To address issues like crime, homelessness and economic development that mayoral candidate Will Smith thinks are important ones for the city to tackle, he will work to bolster the city’s foundation, if elected.
Smith said his campaign to be Santa Maria’s next top politician has been focused on the need to reinvest in the city’s infrastructure.
“In order to create your future, you have to invest in your future,” Smith said. “We have to find a way to invest in infrastructure.”
On Election Day, Nov. 8, Smith will face off against incumbent Mayor Alice Patino for the leadership job.
Smith said he decided to run after looking closely at what he saw were growing crime and homelessness rates in the city, along with what he described as deteriorating sections of Santa Maria.
“I was like, 'Wait a minute, I have experience in dealing with some of these areas, I am going to throw my hat into the ring to try and help the community,'” Smith said.
He said portions of the north and west sections of Santa Maria are crumbling and unattractive. He believes the conditions of these areas are contributing to crime, homelessness and a lack of economic development.
“If your environment looks bad, you are going to invite criminals. Criminals figure if you don’t care about the area, we’ll help you out and take over,” Smith said.
“If you are trying to attract business to a city, you have to have an environment that is conducive to inviting people in,” he added.
If elected, Smith wants to create crews dedicated to cleaning the city’s main thoroughfares and other sections.
“This is a pet peeve of mine, and I will make it a priority,” he said.
Prior to running for mayor, Smith was a teacher and former member of the Santa Maria-Bonita School District. He also served in the United States Air Force and, for a time, was a prison guard at the Federal Correctional Institution in Lompoc.
He believes his experience would help him govern Santa Maria.
“I was a federal correctional officer at Lompoc. I have dealt with gangs, national and international. I have the experience in law enforcement. Not as much as the (police) chief that is currently here. I do respect Chief (Ralph) Martin quite a bit,” Smith said.
To combat crime and gang violence, Smith said he supports increasing the police’s presence in troubled areas, and supports stiff prosecution.
“Gangs go to areas that they feel are neglected. That is why you have to clean up.” Smith said. “As a corrections officer, I noticed if the area is patrolled they aren’t going to be there. I also believe in hardcore prosecution. We have to send a clear message.”
He said, if elected, he wants to send a clear message to immigrants that may be here illegally, “If you are illegal and are in Santa Maria, I think it is a privilege to be in Santa Maria; it is not a right.”

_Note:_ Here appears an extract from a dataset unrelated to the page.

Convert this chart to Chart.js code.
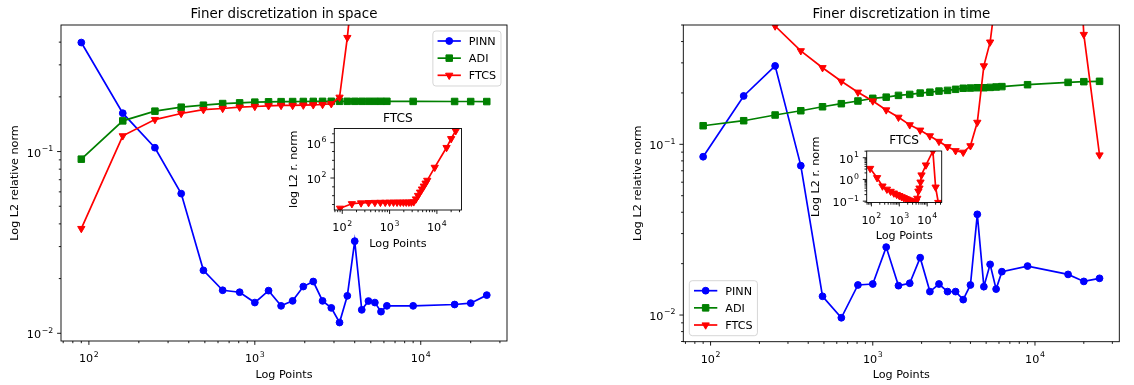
<!DOCTYPE html>
<html>
<head>
<meta charset="utf-8">
<title>Finer discretization</title>
<script src="https://cdn.jsdelivr.net/npm/chart.js@4.4.1/dist/chart.umd.min.js"></script>
<style>
  html, body { margin: 0; padding: 0; background: #ffffff; }
  #figure { position: relative; width: 1134px; height: 385px; overflow: hidden; background: #ffffff; }
  #figure canvas { position: absolute; }
</style>
</head>
<body>
<div id="figure">
  <canvas id="spaceMain" width="567" height="385" style="left:0px;top:0px"></canvas>
  <canvas id="timeMain" width="567" height="385" style="left:567px;top:0px"></canvas>
  <canvas id="spaceInset" width="200" height="160" style="left:270px;top:100px"></canvas>
  <canvas id="timeInset" width="155" height="130" style="left:795px;top:120px"></canvas>
</div>
<script>
// number of points (x axis, shared by every series)
const points = [90, 160, 250, 360, 490, 640, 810, 1000, 1210, 1440, 1690, 1960, 2250, 2560,
    2890, 3240, 3610, 4000, 4410, 4840, 5290, 5760, 6250, 9000, 16000, 20000, 25000];

// finer discretization in space
const spacePinn = [0.398, 0.1626, 0.105, 0.0587, 0.0222, 0.01725, 0.01683, 0.01476, 0.01717,
    0.01416, 0.01508, 0.01808, 0.01927, 0.01508, 0.0138, 0.01146, 0.01607, 0.03214, 0.01346,
    0.01505, 0.01476, 0.01315, 0.01416, 0.01416, 0.0144, 0.01465, 0.01622];
const spaceAdi = [0.0908, 0.1475, 0.1668, 0.1754, 0.1799, 0.1837, 0.1853, 0.187, 0.1878,
    0.1882, 0.1884, 0.1886, 0.1888, 0.1889, 0.189, 0.189, 0.189, 0.189, 0.189, 0.189, 0.189,
    0.189, 0.189, 0.1888, 0.1886, 0.1885, 0.1884];
const spaceFtcs = [0.0377, 0.122, 0.15, 0.162, 0.17, 0.1726, 0.1754, 0.177, 0.1786, 0.1793,
    0.1793, 0.18, 0.1807, 0.1815, 0.1832, 0.199, 0.424, 1.05, 2.5, 5.6, 12, 26, 54, 1600,
    2.8e5, 2.8e6, 2.2e7];

// finer discretization in time
const timePinn = [0.0846, 0.192, 0.288, 0.075, 0.01288, 0.00964, 0.015, 0.0152, 0.025,
    0.01486, 0.01535, 0.02168, 0.01372, 0.0152, 0.01372, 0.01372, 0.01231, 0.015, 0.0389,
    0.01466, 0.01981, 0.01419, 0.01795, 0.01936, 0.0173, 0.01574, 0.01641];
const timeAdi = [0.1285, 0.1375, 0.1485, 0.1573, 0.166, 0.173, 0.1794, 0.186, 0.189, 0.1935,
    0.196, 0.1996, 0.202, 0.205, 0.207, 0.21, 0.213, 0.2136, 0.2145, 0.2145, 0.2155, 0.2167,
    0.2178, 0.2235, 0.2306, 0.2328, 0.2339];
const timeFtcs = [3.2, 1.2, 0.493, 0.353, 0.281, 0.234, 0.202, 0.1794, 0.159, 0.144, 0.13,
    0.121, 0.112, 0.104, 0.0968, 0.0917, 0.0898, 0.098, 0.1345, 0.288, 0.397, 0.75, 1.6, 4.6,
    20, 0.44, 0.0866];

// labelled (major) ticks
const xMajorTicks = [100, 1000, 10000];
const mainYMajorTicks = [0.01, 0.1];
const spaceInsetYMajorTicks = [100, 1e6];
const timeInsetYMajorTicks = [0.1, 1, 10];

const FONT = '"DejaVu Sans", "Liberation Sans", sans-serif';
const BLUE = '#0000ff', GREEN = '#008000', RED = '#ff0000';

function drawMarker(ctx, style, x, y, color) {
    ctx.save();
    ctx.fillStyle = color;
    ctx.strokeStyle = color;
    ctx.lineWidth = 1;
    ctx.beginPath();
    if (style === 'circle') {
        ctx.arc(x, y, 3.4, 0, Math.PI * 2);
    } else if (style === 'rect') {
        const s = 4.6 * Math.SQRT1_2;
        ctx.rect(x - s, y - s, 2 * s, 2 * s);
    } else {
        const r = 4.2;
        ctx.moveTo(x, y + r);
        ctx.lineTo(x - 0.866 * r, y - 0.5 * r);
        ctx.lineTo(x + 0.866 * r, y - 0.5 * r);
        ctx.closePath();
    }
    ctx.fill();
    ctx.stroke();
    ctx.restore();
}

// "10" with a raised exponent, like matplotlib's mathtext labels
function drawPow10(ctx, value, x, y, align) {
    const exp = Math.round(Math.log10(value));
    const sup = exp < 0 ? '\u2212' + (-exp) : String(exp);
    ctx.font = '11.2px ' + FONT;
    const wb = ctx.measureText('10').width;
    ctx.font = '7.8px ' + FONT;
    const ws = ctx.measureText(sup).width;
    const total = wb + 0.6 + ws;
    let left = x;
    if (align === 'center') left = x - total / 2;
    if (align === 'right') left = x - total;
    ctx.textAlign = 'left';
    ctx.textBaseline = 'alphabetic';
    ctx.font = '11.2px ' + FONT;
    ctx.fillText('10', left, y);
    ctx.font = '7.8px ' + FONT;
    ctx.fillText(sup, left + wb + 0.6, y - 5.6);
}

function tickList(min, max, majors, mode) {
    const out = [];
    const isMajor = v => majors.some(m => Math.abs(m - v) / m < 1e-6);
    for (let k = Math.floor(Math.log10(min)) - 1; k <= Math.ceil(Math.log10(max)); k++) {
        const subs = mode === 'decades' ? [1] : [1, 2, 3, 4, 5, 6, 7, 8, 9];
        subs.forEach(m => {
            const v = m * Math.pow(10, k);
            if (v >= min && v <= max) out.push({ v: v, major: isMajor(v) });
        });
    }
    return out;
}

function drawLegend(ctx, a, lg) {
    ctx.save();
    ctx.font = '11.2px ' + FONT;
    const textW = Math.max(...lg.items.map(it => ctx.measureText(it.label).width));
    const w = 4.7 + 23.3 + 8 + textW + 4.8;
    const h = 55;
    const x0 = lg.corner === 'ne' ? a.right - 6 - w : a.left + 6;
    const y0 = lg.corner === 'ne' ? a.top + 6 : a.bottom - 6 - h;
    const r = 3;
    ctx.beginPath();
    ctx.moveTo(x0 + r, y0);
    ctx.arcTo(x0 + w, y0, x0 + w, y0 + h, r);
    ctx.arcTo(x0 + w, y0 + h, x0, y0 + h, r);
    ctx.arcTo(x0, y0 + h, x0, y0, r);
    ctx.arcTo(x0, y0, x0 + w, y0, r);
    ctx.closePath();
    ctx.fillStyle = 'rgba(255,255,255,0.8)';
    ctx.fill();
    ctx.strokeStyle = 'rgba(204,204,204,0.8)';
    ctx.lineWidth = 1;
    ctx.stroke();

    lg.items.forEach((it, i) => {
        const cy = y0 + 10 + i * 17.15;
        ctx.strokeStyle = it.color;
        ctx.lineWidth = 1.7;
        ctx.beginPath();
        ctx.moveTo(x0 + 4.7, cy);
        ctx.lineTo(x0 + 28, cy);
        ctx.stroke();
        drawMarker(ctx, it.style, x0 + 16.35, cy, it.color);
        ctx.fillStyle = '#000';
        ctx.font = '11.2px ' + FONT;
        ctx.textAlign = 'left';
        ctx.textBaseline = 'alphabetic';
        ctx.fillText(it.label, x0 + 36, cy + 4.1);
    });
    ctx.restore();
}

// axes box, ticks, texts and legend drawn the way matplotlib lays them out
function mplPlugin(o) {
    return {
        id: 'mplAxes',
        beforeDraw(chart) {
            const ctx = chart.ctx, a = chart.chartArea;
            ctx.save();
            ctx.fillStyle = '#ffffff';
            if (o.fillAll) ctx.fillRect(0, 0, chart.width, chart.height);
            else ctx.fillRect(a.left, a.top, a.right - a.left, a.bottom - a.top);
            ctx.restore();
        },
        afterDraw(chart) {
            const ctx = chart.ctx, a = chart.chartArea;
            const xs = chart.scales.x, ys = chart.scales.y;
            ctx.save();
            ctx.strokeStyle = '#000';
            ctx.fillStyle = '#000';
            ctx.lineWidth = 0.9;
            ctx.strokeRect(a.left, a.top, a.right - a.left, a.bottom - a.top);

            tickList(o.xMin, o.xMax, xMajorTicks, 'subs').forEach(t => {
                const px = xs.getPixelForValue(t.v);
                ctx.beginPath();
                ctx.moveTo(px, a.bottom);
                ctx.lineTo(px, a.bottom + (t.major ? 3.9 : 2.2));
                ctx.stroke();
                if (t.major) drawPow10(ctx, t.v, px, a.bottom + 21.3, 'center');
            });
            tickList(o.yMin, o.yMax, o.yMajor, o.yMinorMode).forEach(t => {
                const py = ys.getPixelForValue(t.v);
                ctx.beginPath();
                ctx.moveTo(a.left, py);
                ctx.lineTo(a.left - (t.major ? 3.9 : 2.2), py);
                ctx.stroke();
                if (t.major) drawPow10(ctx, t.v, a.left - 7.8, py + 5, 'right');
            });

            const cx = (a.left + a.right) / 2;
            ctx.textAlign = 'center';
            ctx.textBaseline = 'alphabetic';
            ctx.font = o.titleSize + 'px ' + FONT;
            ctx.fillText(o.title, cx, a.top - 6.7);
            ctx.font = '11.2px ' + FONT;
            ctx.fillText(o.xLabel, cx, a.bottom + 36.5);

            ctx.save();
            ctx.translate(a.left + o.yLabelOffset, (a.top + a.bottom) / 2);
            ctx.rotate(-Math.PI / 2);
            ctx.fillText(o.yLabel, 0, 0);
            ctx.restore();

            if (o.legend) drawLegend(ctx, a, o.legend);
            ctx.restore();
        }
    };
}

function series(label, values, color, style, order) {
    return {
        label: label,
        data: points.map((p, i) => ({ x: p, y: values[i] })),
        borderColor: color,
        backgroundColor: color,
        borderWidth: 1.7,
        pointStyle: style,
        pointRadius: style === 'circle' ? 3.4 : (style === 'rect' ? 4.6 : 4.2),
        pointRotation: style === 'triangle' ? 180 : 0,
        pointBorderWidth: 1,
        pointBackgroundColor: color,
        pointBorderColor: color,
        tension: 0,
        fill: false,
        order: order
    };
}

function makeChart(id, datasets, o) {
    return new Chart(document.getElementById(id), {
        type: 'line',
        data: { datasets: datasets },
        options: {
            responsive: false,
            animation: false,
            events: [],
            devicePixelRatio: 1,
            layout: { padding: o.padding },
            plugins: {
                legend: { display: false },
                tooltip: { enabled: false },
                title: { display: false }
            },
            scales: {
                x: { type: 'logarithmic', min: o.xMin, max: o.xMax, bounds: 'data', display: false },
                y: { type: 'logarithmic', min: o.yMin, max: o.yMax, bounds: 'data', display: false }
            }
        },
        plugins: [mplPlugin(o)]
    });
}

const legendItems = [
    { label: 'PINN', color: BLUE, style: 'circle' },
    { label: 'ADI', color: GREEN, style: 'rect' },
    { label: 'FTCS', color: RED, style: 'triangle' }
];

makeChart('spaceMain', [
    series('PINN', spacePinn, BLUE, 'circle', 3),
    series('ADI', spaceAdi, GREEN, 'rect', 2),
    series('FTCS', spaceFtcs, RED, 'triangle', 1)
], {
    padding: { left: 61, right: 60, top: 25, bottom: 44 },
    xMin: 67.9, xMax: 33100, yMin: 0.00907, yMax: 0.497,
    yMajor: mainYMajorTicks, yMinorMode: 'subs', fillAll: true,
    title: 'Finer discretization in space', titleSize: 13.4,
    xLabel: 'Log Points', yLabel: 'Log L2 relative norm', yLabelOffset: -43,
    legend: { corner: 'ne', items: legendItems }
});

makeChart('timeMain', [
    series('PINN', timePinn, BLUE, 'circle', 3),
    series('ADI', timeAdi, GREEN, 'rect', 2),
    series('FTCS', timeFtcs, RED, 'triangle', 1)
], {
    padding: { left: 116.3, right: 14.7, top: 25, bottom: 43.3 },
    xMin: 67.9, xMax: 33100, yMin: 0.00698, yMax: 0.5,
    yMajor: mainYMajorTicks, yMinorMode: 'subs', fillAll: true,
    title: 'Finer discretization in time', titleSize: 13.4,
    xLabel: 'Log Points', yLabel: 'Log L2 relative norm', yLabelOffset: -42.3,
    legend: { corner: 'sw', items: legendItems }
});

makeChart('spaceInset', [series('FTCS', spaceFtcs, RED, 'triangle', 1)], {
    padding: { left: 64.3, right: 8.5, top: 28.5, bottom: 50 },
    xMin: 67.9, xMax: 33100, yMin: 0.024, yMax: 4e7,
    yMajor: spaceInsetYMajorTicks, yMinorMode: 'decades', fillAll: false,
    title: 'FTCS', titleSize: 12.2,
    xLabel: 'Log Points', yLabel: 'log L2 r. norm', yLabelOffset: -37.3
});

makeChart('timeInset', [series('FTCS', timeFtcs, RED, 'triangle', 1)], {
    padding: { left: 71.7, right: 8.3, top: 31, bottom: 47.5 },
    xMin: 67.9, xMax: 33100, yMin: 0.0866, yMax: 20.4,
    yMajor: timeInsetYMajorTicks, yMinorMode: 'subs', fillAll: false,
    title: 'FTCS', titleSize: 12.2,
    xLabel: 'Log Points', yLabel: 'Log L2 r. norm', yLabelOffset: -48.2
});
</script>
</body>
</html>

“As long as you obey the rules and do what you are supposed to, you are fine. If you are a criminal and hurt people and you are deportable, you are gone. If you (commit a crime but) are not deportable, you are in jail,” Smith said.
To combat homelessness, Smith wants to employ a housing-first model and “invest in barracks-type facilities for homeless.”

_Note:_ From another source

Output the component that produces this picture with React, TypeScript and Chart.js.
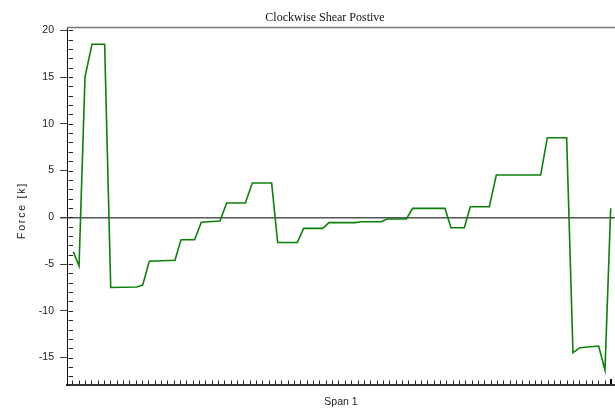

With time spent serving the Santa Maria-Bonita School District, his current bid for mayor isn’t the first time Smith has been in the spotlight.

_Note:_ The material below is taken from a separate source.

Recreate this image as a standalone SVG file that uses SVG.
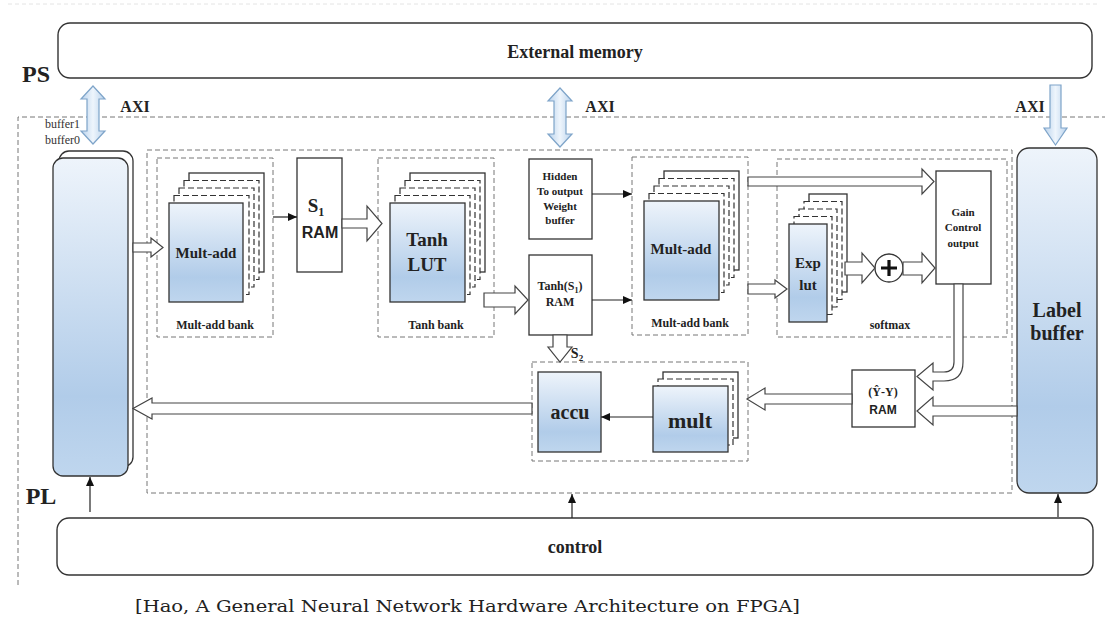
<svg xmlns="http://www.w3.org/2000/svg" width="1105" height="621" viewBox="0 0 1105 621">
<defs>
<linearGradient id="blue" x1="0" y1="0" x2="0" y2="1">
<stop offset="0" stop-color="#eef4fb"/>
<stop offset="0.75" stop-color="#b1cce9"/>
<stop offset="1" stop-color="#bfd6ee"/>
</linearGradient>
<linearGradient id="axi" x1="0" y1="0" x2="1" y2="0">
<stop offset="0" stop-color="#b9d2ec"/>
<stop offset="0.5" stop-color="#eef5fc"/>
<stop offset="1" stop-color="#b9d2ec"/>
</linearGradient>
<marker id="ah" markerWidth="10" markerHeight="8" refX="9" refY="4" orient="auto" markerUnits="userSpaceOnUse">
<path d="M0,0 L9,4 L0,8 Z" fill="#111"/>
</marker>
<style>
.t{font-family:"Liberation Serif","Times New Roman",serif;font-weight:bold;fill:#222;text-anchor:middle}
.s{font-family:"Liberation Sans",Arial,sans-serif;font-weight:bold;fill:#222;text-anchor:middle}
.box{fill:#fff;stroke:#333;stroke-width:1.3}
.blue{fill:url(#blue);stroke:#333;stroke-width:1.3}
.dash{fill:none;stroke:#777;stroke-width:1;stroke-dasharray:5,3}
.ldash{fill:#fff;stroke:#333;stroke-width:1.2;stroke-dasharray:6,3}
.hol{fill:#fff;stroke:#444;stroke-width:1.2;stroke-linejoin:miter}
.thin{stroke:#222;stroke-width:1.2;fill:none;marker-end:url(#ah)}
.axi{fill:url(#axi);stroke:#7ea4c9;stroke-width:1.2}
.rbox{fill:#fff;stroke:#333;stroke-width:1.4}
</style>
</defs>
<rect width="1105" height="621" fill="#fff"/>
<line x1="8" y1="4" x2="1100" y2="4" stroke="#e4e4e4" stroke-width="1" stroke-dasharray="4,3"/>

<!-- PS / PL regions -->
<g id="regions">
<path d="M18,585 L18,117 L1105,117" class="dash" stroke="#999"/>
<rect x="147" y="150" width="865" height="343" class="dash"/>
<text x="36" y="82" class="t" font-size="24">PS</text>
<text x="41" y="504" class="t" font-size="24">PL</text>
</g>

<g id="external-memory">
<rect x="58" y="23" width="1034" height="55" rx="12" class="rbox"/>
<text x="575" y="58" class="t" font-size="18">External memory</text>
</g>

<g id="control">
<rect x="57" y="518" width="1036" height="57" rx="12" class="rbox"/>
<text x="575" y="553" class="t" font-size="18">control</text>
</g>

<!-- AXI arrows -->
<g id="axi-left">
<path d="M93,86 L105,99 L99,99 L99,131 L105,131 L93,144 L81,131 L87,131 L87,99 L81,99 Z" class="axi"/>
<text x="135" y="112" class="t" font-size="16">AXI</text>
</g>
<g id="axi-mid">
<path d="M560,88 L572,101 L566,101 L566,134 L572,134 L560,147 L548,134 L554,134 L554,101 L548,101 Z" class="axi"/>
<text x="600" y="112" class="t" font-size="16">AXI</text>
</g>
<g id="axi-right">
<path d="M1050,85 L1061,85 L1061,128 L1067,128 L1055.5,145 L1044,128 L1050,128 Z" class="axi"/>
<text x="1030" y="112" class="t" font-size="16">AXI</text>
</g>

<!-- Input buffers -->
<g id="input-buffer">
<rect x="59" y="151" width="74" height="316" rx="10" class="box" fill="#fff"/>
<rect x="53" y="158" width="75" height="318" rx="10" class="blue"/>
<text x="45" y="128" font-family="Liberation Serif,serif" font-size="12" fill="#333">buffer1</text>
<text x="45" y="144" font-family="Liberation Serif,serif" font-size="12" fill="#333">buffer0</text>
</g>

<!-- Mult-add bank 1 -->
<g id="multadd-bank-1">
<rect x="157" y="158" width="116" height="179" class="dash"/>
<rect x="189" y="173" width="75" height="99" class="box"/>
<rect x="184" y="180.5" width="75" height="99" class="ldash"/>
<rect x="179" y="188" width="75" height="99" class="ldash"/>
<rect x="174" y="195.5" width="75" height="99" class="ldash"/>
<rect x="169" y="203" width="74" height="99" class="blue"/>
<text x="206" y="258" class="t" font-size="15">Mult-add</text>
<text x="215" y="329" class="t" font-size="12">Mult-add bank</text>
</g>

<g id="s1-ram">
<rect x="297" y="158" width="45" height="114" class="box"/>
<text x="316" y="212" class="t" font-size="19">S<tspan font-size="12" dy="4">1</tspan></text>
<text x="320" y="238" class="s" font-size="16">RAM</text>
</g>

<!-- Tanh bank -->
<g id="tanh-bank">
<rect x="378" y="158" width="116" height="179" class="dash"/>
<rect x="410" y="173" width="75" height="99" class="box"/>
<rect x="405" y="180.5" width="75" height="99" class="ldash"/>
<rect x="400" y="188" width="75" height="99" class="ldash"/>
<rect x="395" y="195.5" width="75" height="99" class="ldash"/>
<rect x="390" y="203" width="75" height="99" class="blue"/>
<text x="427" y="246" class="t" font-size="19">Tanh</text>
<text x="427" y="271" class="t" font-size="19">LUT</text>
<text x="436" y="329" class="t" font-size="12">Tanh bank</text>
</g>

<g id="hidden-weight-buffer">
<rect x="529" y="159" width="63" height="80" class="box"/>
<text x="560" y="180" class="t" font-size="11">Hidden</text>
<text x="560" y="195" class="t" font-size="11">To output</text>
<text x="560" y="210" class="t" font-size="11">Weight</text>
<text x="560" y="224" class="t" font-size="11">buffer</text>
</g>

<g id="tanh-s1-ram">
<rect x="529" y="255" width="63" height="80" class="box"/>
<text x="560" y="290" class="t" font-size="12">Tanh(S<tspan font-size="8" dy="3">1</tspan><tspan dy="-3">)</tspan></text>
<text x="560" y="306" class="t" font-size="12">RAM</text>
</g>

<!-- Mult-add bank 2 -->
<g id="multadd-bank-2">
<rect x="632" y="157" width="116" height="178" class="dash"/>
<rect x="664" y="171" width="75" height="99" class="box"/>
<rect x="659" y="178.5" width="75" height="99" class="ldash"/>
<rect x="654" y="186" width="75" height="99" class="ldash"/>
<rect x="649" y="193.5" width="75" height="99" class="ldash"/>
<rect x="644" y="201" width="75" height="99" class="blue"/>
<text x="681" y="254" class="t" font-size="15">Mult-add</text>
<text x="690" y="327" class="t" font-size="12">Mult-add bank</text>
</g>

<!-- softmax -->
<g id="softmax">
<rect x="777" y="159" width="230" height="178" class="dash"/>
<rect x="809" y="194" width="38" height="98" class="box"/>
<rect x="804" y="201.5" width="38" height="98" class="ldash"/>
<rect x="799" y="209" width="38" height="98" class="ldash"/>
<rect x="794" y="216.5" width="38" height="98" class="ldash"/>
<rect x="789" y="224" width="38" height="98" class="blue"/>
<text x="808" y="268" class="t" font-size="15">Exp</text>
<text x="808" y="290" class="t" font-size="15">lut</text>
<circle cx="889" cy="268" r="14" class="box"/>
<path d="M889,260 L889,276 M881,268 L897,268" stroke="#111" stroke-width="3.2"/>
<text x="890" y="329" class="t" font-size="12">softmax</text>
</g>

<g id="gain-control-output">
<rect x="936" y="171" width="55" height="113" class="box"/>
<text x="963" y="216" class="t" font-size="11">Gain</text>
<text x="963" y="231" class="t" font-size="11">Control</text>
<text x="963" y="247" class="t" font-size="11">output</text>
</g>

<g id="label-buffer">
<rect x="1017" y="148" width="80" height="345" rx="12" class="blue"/>
<text x="1057" y="317" class="t" font-size="20">Label</text>
<text x="1057" y="340" class="t" font-size="20">buffer</text>
</g>

<g id="yhat-ram">
<rect x="852" y="370" width="63" height="57" class="box"/>
<text x="883" y="396" class="t" font-size="12">(Ŷ-Y)</text>
<text x="883" y="414" class="s" font-size="12">RAM</text>
</g>

<!-- accu / mult -->
<g id="accu-mult-group">
<rect x="532" y="362" width="216" height="99" class="dash"/>
</g>
<g id="accu">
<rect x="538" y="372" width="63" height="80" class="blue"/>
<text x="570" y="419" class="t" font-size="20">accu</text>
</g>
<g id="mult">
<rect x="663" y="372" width="75" height="66" class="box"/>
<rect x="658" y="379" width="75" height="66" class="ldash"/>
<rect x="653" y="386" width="75" height="66" class="blue"/>
<text x="690" y="428" class="t" font-size="22">mult</text>
</g>

<!-- connectors -->
<g id="connectors">
<polygon class="hol" points="133,243 151,243 151,238 163,247.5 151,257 151,252 133,252"/>
<line class="thin" x1="273" y1="217" x2="297" y2="217"/>
<polygon class="hol" points="342,219 367,219 367,206 382,223.5 367,241 367,228 342,228"/>
<polygon class="hol" points="484,293 515,293 515,286 528,300 515,314 515,307 484,307"/>
<line class="thin" x1="592" y1="194" x2="632" y2="194"/>
<line class="thin" x1="592" y1="300" x2="632" y2="300"/>
<polygon class="hol" points="748,177 922,177 922,169 934,181.5 922,194 922,186 748,186"/>
<polygon class="hol" points="748,284 775,284 775,280 787,289 775,298 775,294 748,294"/>
<polygon class="hol" points="845,262 862,262 862,253 875,268 862,283 862,275 845,275"/>
<polygon class="hol" points="903,262 922,262 922,253 935,268 922,283 922,275 903,275"/>
<path class="hol" d="M954,284 L954,362 Q954,372 944,372 L933,372 L933,363 L917,376.5 L933,390 L933,381 L944,381 Q963,381 963,362 L963,284 Z"/>
<polygon class="hol" points="1017,406 933,406 933,397 917,411 933,425 933,416 1017,416"/>
<polygon class="hol" points="852,394 765,394 765,388 747,399 765,410 765,404 852,404"/>
<line class="thin" x1="653" y1="417" x2="601" y2="417"/>
<polygon class="hol" points="532,403 152,403 152,398 133,408.5 152,419 152,414 532,414"/>
<polygon class="hol" points="553,335 553,347 548,347 560,362 572,347 567,347 567,335"/>
<text x="577" y="358" class="t" font-size="14">S<tspan font-size="9" dy="3">2</tspan></text>
<line class="thin" x1="90" y1="512" x2="90" y2="477"/>
<line class="thin" x1="572" y1="518" x2="572" y2="494"/>
<line class="thin" x1="1058" y1="517" x2="1058" y2="494"/>
</g>

<text x="135" y="612" font-family="DejaVu Serif,Liberation Serif,serif" font-size="16" fill="#222" textLength="665" lengthAdjust="spacingAndGlyphs">[Hao, A General Neural Network Hardware Architecture on FPGA]</text>
</svg>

Smith’s time on the school board was embattled; some may describe it as controversial, though Smith objects to that description.
“They called me a controversial candidate. I wasn’t controversial; I was just fighting for the rights of the people that elected me to represent them,” he said.
Smith and the Santa Maria-Bonita School District still are locked in a legal battle stemming from his time on the board.
“The record I want to set straight is there was a lot anger about me being on the board because it was really a political fight,” he said.
While on the school board, Smith said he pushed to have the school district’s buildings retrofitted to be stronger in the event of an earthquake. After some consternation and after Smith left the board, the buildings eventually were renovated.
“I had intended to run again to get on the Santa Maria-Bonita School District. I am one of these people that say if you have made success somewhere but didn’t finish the job, go back and finish it,” Smith said.
He counts the earthquake retrofitting as one of his successes. Since it has been completed, he decided to enter the mayoral race instead.
Before his public service on the school board, he was a teacher in the Santa Maria-Bonita School District.
According to reports, he resigned his teaching post in 2010 after several complaints led to a settlement with the district. He then ran for a seat on the school board and was elected that same year. The California Commission on Teacher Credentialing revoked his teaching credentials in March 2014.
Part of his current legal battle involves his time as a teacher, but he said he isn’t fighting to be reinstated as a teacher.
“At the end of the day, if I win I will go in and do the job from Day One. I will, hopefully, get the council to work with me. If I lose, I won’t challenge them. My message to the people is this: If you like what you’ve got, keep it. If you see it is not doing you any good, it’s time for a change,” Smith said.